Waking up from your dreams

Everyone’s said it a million times: You can do anything you set your mind to. Dreaming and setting goals are great for motivation, but achievement comes from something extra.

“I suppose you have all heard this cliche over and over again. It’s a phrase used more in sports than elsewhere, and probably used more than any other statement. The will to win. The will to win! As I’ve analyzed great champions I’m convinced that this is the something that makes the difference between mediocre athletes and great performers in the world of sports. It depends upon whether or not you’ve got this something deep down inside - this will to win.

"It’s a will to win, and not just a wish to win. I know a lot of people who have what I would call a wish to win. They’d like to go to the top. They daydream about the position they’d like to hold in life. I’ve seen it in sports. I’ve seen fellows in locker rooms sitting around dreaming on the benches; you talk to them about their performances, and they’ve got great dreams about what they’d like to be. They tell you about their potential, about the heights they could soar to, or the distances they could run, the times they could perform if they would only get out and train and work and do the thing necessary to bring it to pass.

"And you find them three or four years later still talking about what they could do if they would only pay the price. Well, it isn’t that kind of thinking that takes you to the top. Wishful thinking, or daydreaming, is the kind of escapism that will destroy many a man’s greatest aspiration.”

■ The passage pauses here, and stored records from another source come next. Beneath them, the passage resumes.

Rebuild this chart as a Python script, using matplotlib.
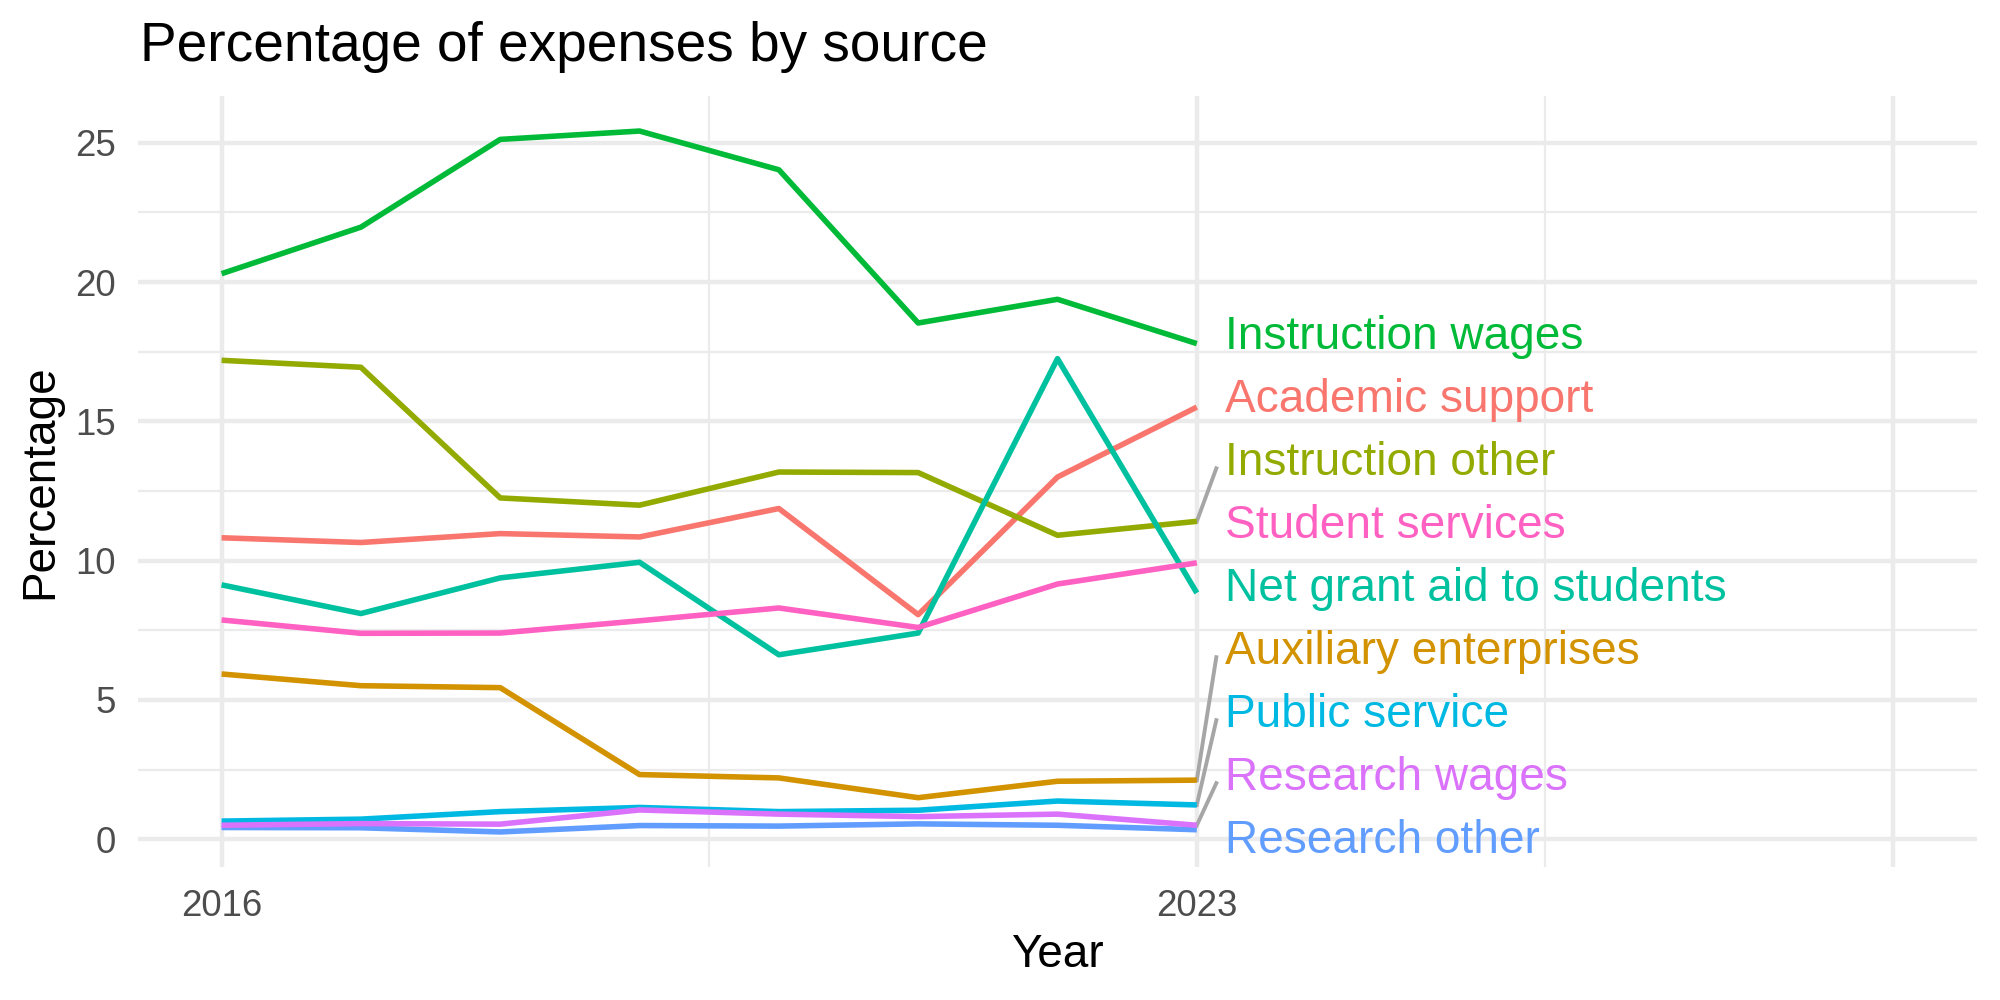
import numpy as np
import matplotlib.pyplot as plt

plt.rcParams['font.family'] = ['Liberation Sans', 'DejaVu Sans']

# Data
years = [2016, 2017, 2018, 2019, 2020, 2021, 2022, 2023]

academic_support = [10.82, 10.65, 10.97, 10.85, 11.87, 8.06, 13.00, 15.51]
auxiliary_enterprises = [5.93, 5.51, 5.44, 2.32, 2.20, 1.49, 2.08, 2.12]
instruction_other = [17.19, 16.94, 12.25, 11.99, 13.18, 13.16, 10.91, 11.41]
instruction_wages = [20.30, 21.97, 25.12, 25.42, 24.03, 18.53, 19.38, 17.79]
net_grant_aid = [9.13, 8.10, 9.38, 9.94, 6.62, 7.40, 17.25, 8.84]
public_service = [0.65, 0.72, 0.99, 1.14, 0.99, 1.04, 1.37, 1.23]
research_other = [0.42, 0.41, 0.26, 0.49, 0.47, 0.55, 0.50, 0.34]
research_wages = [0.50, 0.56, 0.54, 1.05, 0.90, 0.81, 0.90, 0.50]
student_services = [7.87, 7.39, 7.40, 7.84, 8.30, 7.60, 9.16, 9.92]

series_names = ['Academic support', 'Auxiliary enterprises', 'Instruction other',
                'Instruction wages', 'Net grant aid to students', 'Public service',
                'Research other', 'Research wages', 'Student services']
series_values = [academic_support, auxiliary_enterprises, instruction_other,
                 instruction_wages, net_grant_aid, public_service,
                 research_other, research_wages, student_services]
# ggplot default hue palette for 9 groups
colors = ['#F8766D', '#D39200', '#93AA00', '#00BA38', '#00C19F',
          '#00B9E3', '#619CFF', '#DB72FB', '#FF61C3']

x_breaks = [2016, 2023, 2028]
x_labels = ['2016', '2023', '']

fig = plt.figure(figsize=(10, 5), dpi=200)
ax = fig.add_axes([0.069, 0.133, 0.9195, 0.771])

for name, vals, col in zip(series_names, series_values, colors):
    ax.plot(years, vals, color=col, lw=2.0, solid_capstyle='butt', zorder=3)

# scales with 5% expansion like ggplot
xlo, xhi = 2016, 2028
xpad = (xhi - xlo) * 0.05
ax.set_xlim(xlo - xpad, xhi + xpad)
all_vals = np.concatenate(series_values)
ylo, yhi = all_vals.min(), all_vals.max()
ypad = (yhi - ylo) * 0.05
ax.set_ylim(ylo - ypad, yhi + ypad)

# repel-ish label placement: push overlapping labels apart, keep inside panel
gap = 2.26
ends = np.array([v[-1] for v in series_values])
lab = ends.copy()
floor = ax.get_ylim()[0] + 0.95
for _ in range(2000):
    idx = np.argsort(lab)
    for a, b in zip(idx[:-1], idx[1:]):
        d = lab[b] - lab[a]
        if d < gap:
            lab[a] -= (gap - d) / 2
            lab[b] += (gap - d) / 2
    lab = np.maximum(lab, floor)

x_end = years[-1]
for i, (name, col) in enumerate(zip(series_names, colors)):
    ly = lab[i]
    if abs(ly - ends[i]) > 1.7:
        ax.plot([x_end, x_end + 0.14], [ends[i], ly - 0.2], color='#A6A6A6',
                lw=1.4, zorder=2)
    ax.text(x_end + 0.2, ly, name, color=col, fontsize=16.55, va='center',
            ha='left', zorder=4)

ax.set_xticks(x_breaks)
ax.set_xticklabels(x_labels)
ax.set_xticks([2019.5, 2025.5], minor=True)
ax.set_yticks([0, 5, 10, 15, 20, 25])
ax.set_yticks([2.5, 7.5, 12.5, 17.5, 22.5], minor=True)

ax.grid(which='major', color='#EBEBEB', lw=1.6)
ax.grid(which='minor', color='#EBEBEB', lw=0.8)
ax.set_axisbelow(True)
for s in ax.spines.values():
    s.set_visible(False)
ax.tick_params(which='both', length=0, labelsize=13.2, labelcolor='#4D4D4D')
ax.tick_params(axis='x', pad=8)
ax.tick_params(axis='y', pad=8)

ax.set_xlabel('Year', fontsize=16.5, labelpad=3)
ax.set_ylabel('Percentage', fontsize=16.5, labelpad=4.5)
fig.text(0.07, 0.953, 'Percentage of expenses by source', fontsize=19.8,
         ha='left', va='center')

fig.savefig('out.png', dpi=200, facecolor='white')
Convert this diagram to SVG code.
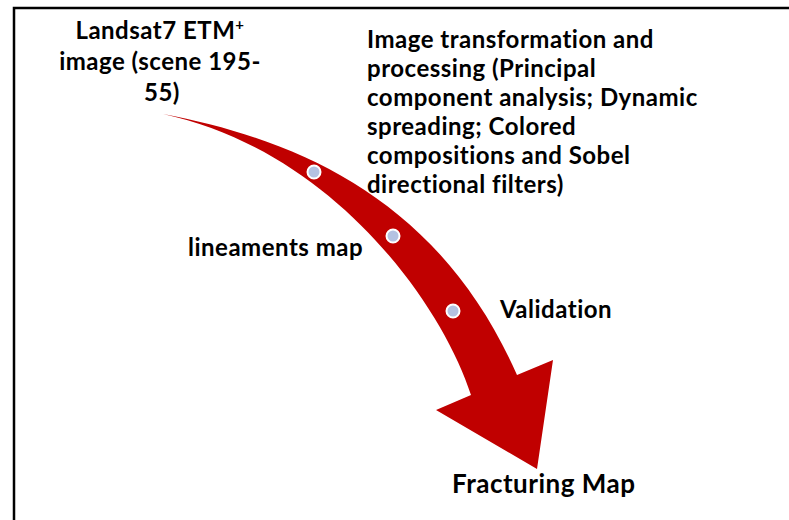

“Now, I don’t mean you dare not dream at all. I think the greatest thing in life is to be able to dream, to have great aspirations, but I think it equally important that you have a will that can turn that dream into reality. You’ve got to have something within you that is able to translate into concrete practice the idea in the back of your mind.

"You’ve got to dream, yes, but more importantly you’ve got to have a will that makes that thing come to pass.”

Bob Richards, Olympic gold medalist (pole vault, 1952 & 1956), from Heart of a Champion: Inspiring True Stories of Challenge and Triumph.